Data for this exercise start

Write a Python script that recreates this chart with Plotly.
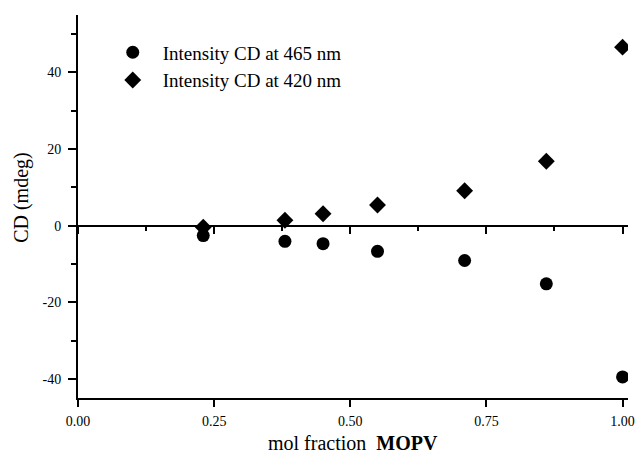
import plotly.graph_objects as go

mol_fraction = [0.23, 0.38, 0.45, 0.55, 0.71, 0.86, 1.00]
cd_465 = [-2.6, -4.1, -4.7, -6.7, -9.1, -15.2, -39.5]
cd_420 = [-0.4, 1.4, 3.1, 5.4, 9.1, 16.8, 46.6]

x_ticks = [0, 0.25, 0.5, 0.75, 1.0]
x_ticklabels = ["0.00", "0.25", "0.50", "0.75", "1.00"]
y_ticks = [-40, -20, 0, 20, 40]
y_ticklabels = ["-40", "-20", "0", "20", "40"]

serif = "Liberation Serif, Times New Roman, serif"

fig = go.Figure()
fig.add_trace(go.Scatter(
    x=mol_fraction, y=cd_465, mode="markers",
    name="Intensity CD at 465 nm",
    marker=dict(symbol="circle", size=13, color="black", line=dict(width=0)),
))
fig.add_trace(go.Scatter(
    x=mol_fraction, y=cd_420, mode="markers",
    name="Intensity CD at 420 nm",
    marker=dict(symbol="diamond", size=13, color="black", line=dict(width=0)),
))
# invisible trace to carry the tick-bearing zero axis
fig.add_trace(go.Scatter(x=[None], y=[None], xaxis="x2", showlegend=False))

fig.update_layout(
    width=636, height=462,
    margin=dict(l=78, r=8, t=15, b=63.5),
    paper_bgcolor="white", plot_bgcolor="white",
    font=dict(family=serif, color="black", size=14),
    showlegend=True,
    legend=dict(
        x=0.045, y=0.952, xanchor="left", yanchor="top",
        bgcolor="rgba(0,0,0,0)", borderwidth=0,
        font=dict(family=serif, size=19, color="black"),
        itemwidth=50, tracegroupgap=0,
    ),
    xaxis=dict(
        range=[0, 1.01], showgrid=False, zeroline=False, automargin=False,
        showline=True, linecolor="black", linewidth=2,
        tickmode="array", tickvals=x_ticks, ticktext=x_ticklabels,
        ticks="outside", ticklen=7, tickwidth=2, tickcolor="black",
        ticklabelstandoff=2,
        tickfont=dict(family=serif, size=14, color="black"),
    ),
    xaxis2=dict(
        range=[0, 1.01], overlaying="x", anchor="free", position=0.45,
        side="bottom", showgrid=False, zeroline=False, automargin=False,
        showline=True, linecolor="black", linewidth=2,
        tickmode="array", tickvals=x_ticks, showticklabels=False,
        ticks="outside", ticklen=7, tickwidth=2, tickcolor="black",
        minor=dict(dtick=0.125, tick0=0, ticks="outside", ticklen=4,
                   tickwidth=1.5, tickcolor="black", showgrid=False),
    ),
    yaxis=dict(
        range=[-45, 55], showgrid=False, zeroline=False, automargin=False,
        showline=True, linecolor="black", linewidth=2,
        tickmode="array", tickvals=y_ticks, ticktext=y_ticklabels,
        ticks="outside", ticklen=8, tickwidth=2, tickcolor="black",
        ticklabelstandoff=4,
        minor=dict(dtick=10, tick0=0, ticks="outside", ticklen=5,
                   tickwidth=2, tickcolor="black", showgrid=False),
        tickfont=dict(family=serif, size=14, color="black"),
    ),
    annotations=[
        dict(text="CD (mdeg)", textangle=-90, xref="paper", yref="paper",
             x=-0.102, y=0.525, xanchor="center", yanchor="middle",
             showarrow=False, font=dict(family=serif, size=20, color="black")),
        dict(text="mol fraction  <b>MOPV</b>", xref="paper", yref="paper",
             x=0.5, y=-0.118, xanchor="center", yanchor="middle",
             showarrow=False, font=dict(family=serif, size=20, color="black")),
    ],
)

fig.write_html(
    "out.html",
    config={"displayModeBar": False},
    post_script="document.body.style.margin='0';document.body.style.padding='0';",
)
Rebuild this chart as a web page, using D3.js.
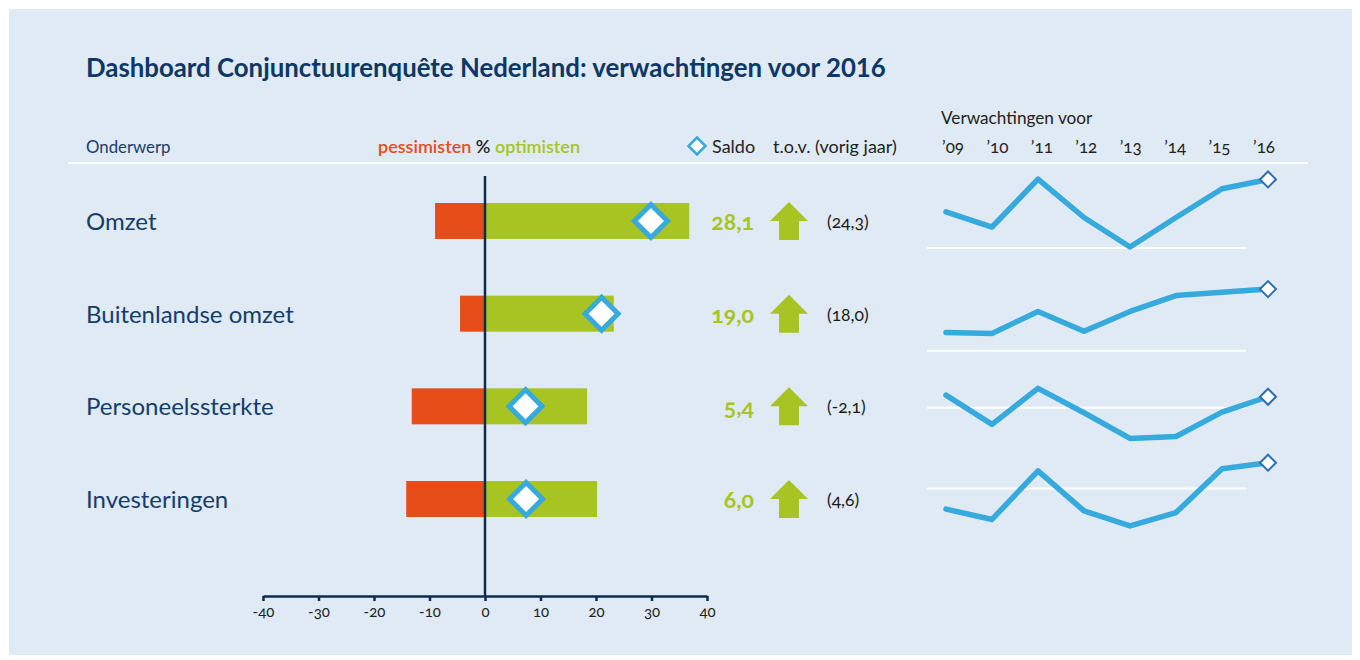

Data for this exercise end

Task directions -
Copy, word for word, the entries above from the first line to the line that holds "cd_420 = [-0.4, 1.4, 3.1, 5.4, 9.1, 16.8, 46.6]". Drop the pictures.

Answer below -
Write a Python script that recreates this chart with Plotly.
import plotly.graph_objects as go

mol_fraction = [0.23, 0.38, 0.45, 0.55, 0.71, 0.86, 1.00]
cd_465 = [-2.6, -4.1, -4.7, -6.7, -9.1, -15.2, -39.5]
cd_420 = [-0.4, 1.4, 3.1, 5.4, 9.1, 16.8, 46.6]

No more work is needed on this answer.